THE EXERCISE >> Using the listing below, please gather every line containing the word "chart".

___ SOURCE RECORDS

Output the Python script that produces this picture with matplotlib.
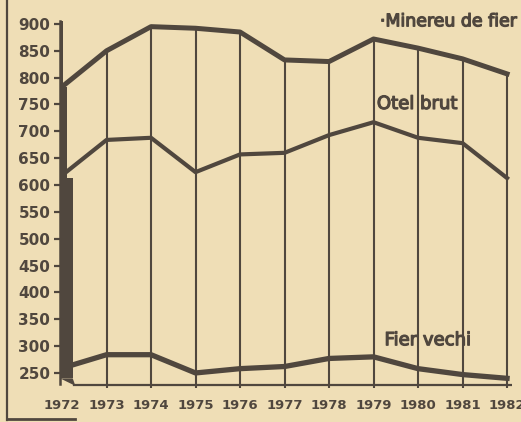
import matplotlib.pyplot as plt
import matplotlib.patheffects as pe
from matplotlib.lines import Line2D

# ------------------------------------------------------------------
# Data (thousand tonnes)
# ------------------------------------------------------------------
years = [1972, 1973, 1974, 1975, 1976, 1977, 1978, 1979, 1980, 1981, 1982]
minereu = [783, 850, 895, 892, 885, 833, 830, 872, 855, 835, 807]
otel = [618, 684, 688, 624, 657, 660, 693, 717, 688, 678, 613]
fier_vechi = [259, 284, 284, 250, 258, 262, 277, 280, 258, 247, 240]

y_ticks = [250, 300, 350, 400, 450, 500, 550, 600, 650, 700, 750, 800, 850, 900]

PAPER = '#efdeb6'
INK = '#50473e'
TICKFONT = dict(family='DejaVu Sans', weight='bold', color=INK)
LABELFONT = dict(family='DejaVu Sans', weight='normal', color=INK,
                 path_effects=[pe.withStroke(linewidth=0.9, foreground=INK)])

fig = plt.figure(figsize=(5.21, 4.22), dpi=100, facecolor=PAPER)
ax = fig.add_axes([0.1152, 0.0806, 0.8676, 0.8957])
ax.set_facecolor(PAPER)

ax.set_xlim(1971.955, 1982.112)
ax.set_ylim(222, 926)
base = 224

# vertical drop lines from the top series to the floor
for yr, top in zip(years[1:], minereu[1:]):
    ax.plot([yr, yr], [base, top], color=INK, lw=1.5, zorder=2)

# thick 3D left wall at 1972
ax.fill_betweenx([minereu[0], 905], 1971.955, 1972.02, color=INK, lw=0, zorder=3)
ax.fill_betweenx([otel[0] - 5, minereu[0]], 1971.955, 1972.12, color=INK, lw=0, zorder=3)
ax.fill_betweenx([240, otel[0] - 5], 1971.955, 1972.24, color=INK, lw=0, zorder=3)
ax.fill([1971.955, 1972.24, 1972.3, 1972.3], [240, 240, 226, 226], color=INK, lw=0, zorder=3)
ax.plot([1972.28, 1982.1], [227, 227], color=INK, lw=1.6, zorder=3)

ax.plot(years, minereu, color=INK, lw=3.6, solid_joinstyle='round', zorder=4)
ax.plot(years, otel, color=INK, lw=3.0, solid_joinstyle='round', zorder=4)
ax.plot(years, fier_vechi, color=INK, lw=3.8, solid_joinstyle='round', zorder=4)

for s in ['top', 'right', 'bottom']:
    ax.spines[s].set_visible(False)
ax.spines['left'].set_color(INK)
ax.spines['left'].set_linewidth(1.8)
ax.spines['left'].set_bounds(230, 905)

ax.set_yticks(y_ticks)
ax.set_yticklabels([str(v) for v in y_ticks], **TICKFONT, fontsize=11)
ax.tick_params(axis='y', length=4, width=1.6, color=INK, pad=3)

ax.set_xticks(years)
ax.set_xticklabels([str(y) for y in years], **TICKFONT, fontsize=9.5)
ax.tick_params(axis='x', length=0, pad=8)

ax.text(1982.25, 905, '·Minereu de fier', ha='right', va='center', fontsize=12.5, **LABELFONT)
ax.text(1979.98, 751, 'Otel brut', ha='center', va='center', fontsize=13, **LABELFONT)
ax.text(1980.22, 311, 'Fier vechi', ha='center', va='center', fontsize=13, **LABELFONT)

# outer frame of the printed figure
fig.add_artist(Line2D([7 / 521, 7 / 521], [0.005, 1.0], color=INK, lw=1.6))
fig.add_artist(Line2D([7 / 521, 75 / 521], [0.007, 0.007], color=INK, lw=2.0))

fig.savefig('out.png', dpi=100, facecolor=PAPER)
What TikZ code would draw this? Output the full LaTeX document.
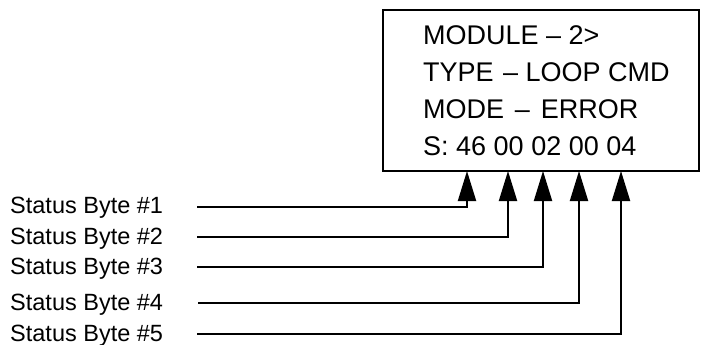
\documentclass[tikz,border=0pt]{standalone}
\usepackage{fontspec}
\setmainfont{Liberation Sans}
\usetikzlibrary{arrows.meta}
\begin{document}
\begin{tikzpicture}[x=1pt,y=-1pt,
  boxtext/.style={anchor=base west,inner sep=0pt,font=\fontsize{27}{30}\selectfont},
  lbl/.style={anchor=base west,inner sep=0pt,font=\fontsize{23.5}{26}\selectfont},
  wire/.style={line width=2pt,-{Triangle[length=30pt,width=18pt]}}]
\useasboundingbox (0,0) rectangle (701,345);
\node[draw,line width=2.5pt,anchor=north west,minimum width=316pt,minimum height=161pt,inner sep=0pt,outer sep=0pt] (box) at (383,10) {};
\node[boxtext] (m1) at (423,45) {MODULE -- 2>};
\node[boxtext] (m2) at (423,81.7) {TYPE\hspace{0.35em}-- LOOP CMD};
\node[boxtext] (m3) at (423,118.3) {MODE\hspace{0.4em}--\hspace{0.4em}ERROR};
\node[boxtext] (m4) at (423,155) {S: 46 00 02 00 04};
\node[lbl] (l1) at (10,213) {Status Byte \#1};
\node[lbl] (l2) at (10,244) {Status Byte \#2};
\node[lbl] (l3) at (10,274) {Status Byte \#3};
\node[lbl] (l4) at (10,310) {Status Byte \#4};
\node[lbl] (l5) at (10,341.5) {Status Byte \#5};
\coordinate (s1) at (197,206.5);
\coordinate (s2) at (197,237);
\coordinate (s3) at (197,267);
\coordinate (s4) at (198,302.5);
\coordinate (s5) at (197,334);
\coordinate (t1) at (467,171);
\coordinate (t2) at (508,171);
\coordinate (t3) at (543,171);
\coordinate (t4) at (579,171);
\coordinate (t5) at (621,171);
\draw[wire] (s1) -| (t1);
\draw[wire] (s2) -| (t2);
\draw[wire] (s3) -| (t3);
\draw[wire] (s4) -| (t4);
\draw[wire] (s5) -| (t5);
\end{tikzpicture}
\end{document}
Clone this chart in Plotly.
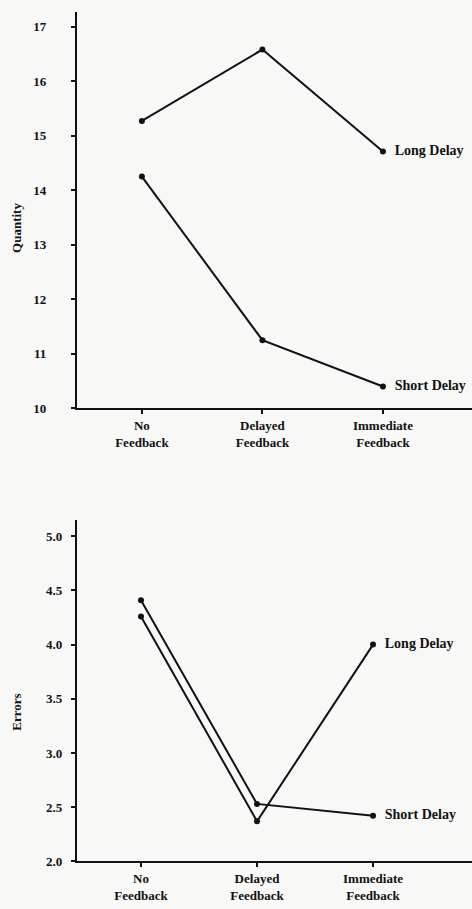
import plotly.graph_objects as go

categories = ['No<br>Feedback', 'Delayed<br>Feedback', 'Immediate<br>Feedback']

# Top panel: Quantity
quantity_long = [15.27, 16.58, 14.71]
quantity_short = [14.25, 11.25, 10.40]
quantity_ticks = [10, 11, 12, 13, 14, 15, 16, 17]

# Bottom panel: Errors
errors_long = [4.26, 2.37, 4.00]
errors_short = [4.41, 2.53, 2.42]
errors_ticks = [2.0, 2.5, 3.0, 3.5, 4.0, 4.5, 5.0]

FONT = 'Liberation Serif'
INK = '#111111'


def series(y, label, xa, ya):
    return go.Scatter(
        x=categories, y=y,
        xaxis=xa, yaxis=ya,
        mode='lines+markers+text',
        line=dict(color=INK, width=2),
        marker=dict(color=INK, size=6),
        text=['', '', '\u00a0\u00a0' + label],
        textposition='middle right',
        textfont=dict(family=FONT, size=14, color=INK, weight='bold'),
        cliponaxis=False,
        showlegend=False,
    )


fig = go.Figure()
fig.add_trace(series(quantity_long, 'Long Delay', 'x', 'y'))
fig.add_trace(series(quantity_short, 'Short Delay', 'x', 'y'))
fig.add_trace(series(errors_long, 'Long Delay', 'x2', 'y2'))
fig.add_trace(series(errors_short, 'Short Delay', 'x2', 'y2'))

tickfont = dict(family=FONT, size=13, color=INK, weight='bold')
top_xr = [-0.539, 2.739]
top_yr = [10, 17.27]
bot_xr = [-0.552, 2.853]
bot_yr = [2.0, 5.146]

common_x = dict(type='category', showline=True, linecolor=INK, linewidth=2,
                ticks='outside', ticklen=4, tickwidth=2, tickcolor=INK,
                showgrid=False, zeroline=False, tickfont=tickfont, fixedrange=True)
common_y = dict(showline=True, linecolor=INK, linewidth=2,
                ticks='outside', ticklen=4, tickwidth=2, tickcolor=INK,
                showgrid=False, zeroline=False, tickfont=tickfont, fixedrange=True)
# overlay axes give the ticks a second half on the inner side
inner = dict(showline=False, ticks='inside', ticklen=4, tickwidth=2, tickcolor=INK,
             showticklabels=False, showgrid=False, zeroline=False, fixedrange=True)

fig.update_layout(
    width=472, height=909,
    margin=dict(l=0, r=0, t=0, b=0),
    paper_bgcolor='#f8f8f6',
    plot_bgcolor='#f8f8f6',
    font=dict(family=FONT, color=INK),
    xaxis=dict(common_x, domain=[0.163, 1], anchor='y', range=top_xr),
    yaxis=dict(common_y, domain=[0.5468, 0.9868], anchor='x', range=top_yr,
               tickvals=quantity_ticks, ticklabelstandoff=22),
    xaxis2=dict(common_x, domain=[0.163, 1], anchor='y2', range=bot_xr),
    yaxis2=dict(common_y, domain=[0.0440, 0.4224], anchor='x2', range=bot_yr,
                tickvals=errors_ticks, tickformat='.1f', ticklabelstandoff=6),
    xaxis3=dict(inner, overlaying='x', anchor='y', range=top_xr, tickvals=[0, 1, 2]),
    yaxis3=dict(inner, overlaying='y', anchor='x', range=top_yr, tickvals=quantity_ticks),
    xaxis4=dict(inner, overlaying='x2', anchor='y2', range=bot_xr, tickvals=[0, 1, 2]),
    yaxis4=dict(inner, overlaying='y2', anchor='x2', range=bot_yr, tickvals=errors_ticks),
    annotations=[
        dict(text='Quantity', x=0.036, y=0.747, xref='paper', yref='paper',
             xanchor='center', yanchor='middle', textangle=-90, showarrow=False,
             font=dict(family=FONT, size=13, color=INK, weight='bold')),
        dict(text='Errors', x=0.036, y=0.21, xref='paper', yref='paper',
             xanchor='center', yanchor='middle', textangle=-90, showarrow=False,
             font=dict(family=FONT, size=13, color=INK, weight='bold')),
    ],
)

fig.write_html('out.html', config={'displayModeBar': False},
               post_script="document.body.style.margin='0';")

______

RESULT BELOW >>
Clone this chart in Plotly.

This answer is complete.